April 19, 2012 at 2:50 PM 
Anonymous Anonymous said...

Dear Stephen Frye,

My name is Evan. I am enrolled at Birmingham Groves high school. I also went to youth in government day.

Let me just point out that you are an idiot and did not learn anything from it.

Youth in government day was one of the best days of my life. I learned so much from it. I also met some very nice higher ups that answered some questions I had like Mrs. Marcia Gershenson. She also gave me her business card if I had any more questions or advice. It was a high point in my life.

For you to write this article is just a disgrace. I doubt that you even stayed for the whole thing.
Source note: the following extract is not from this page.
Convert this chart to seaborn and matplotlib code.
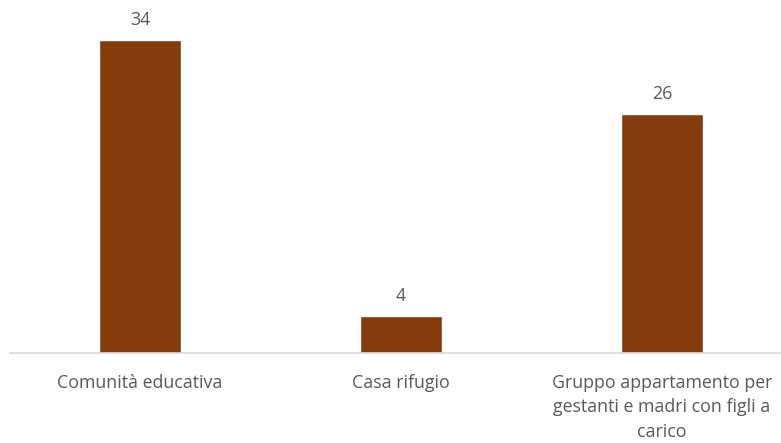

I bet the only thing you did was go there for 5 minutes, watch one groups reactions of the police demonstration with the dogs, and leave without another word.

You make me sick.

And this article you wrote is just disgraceful. We all went to it because it caught our interests. Half of us didn't even know that the police were going to give a demonstration with dogs, including me.

Plus the police are just doing their job keeping us in line. It makes no sense what-so-ever for you to think of totalitarian governments.

Plus I am Jewish. I am very offended that you would make any comparison at all with Adolf Hitler. For that matter you have angered my entire religion and a great number of others as well.

For that matter the police demonstration with the dogs was only like a half hour. The most interesting part was when we heard from our representatives and got to ask questions, along with lunch.

I feel the only reason you wrote this article was for attention in which you want the publicity for getting rid of something that meant a lot to people like me.

Anyway, long comment short, you article is terrible and completely misses the point of youth in government day.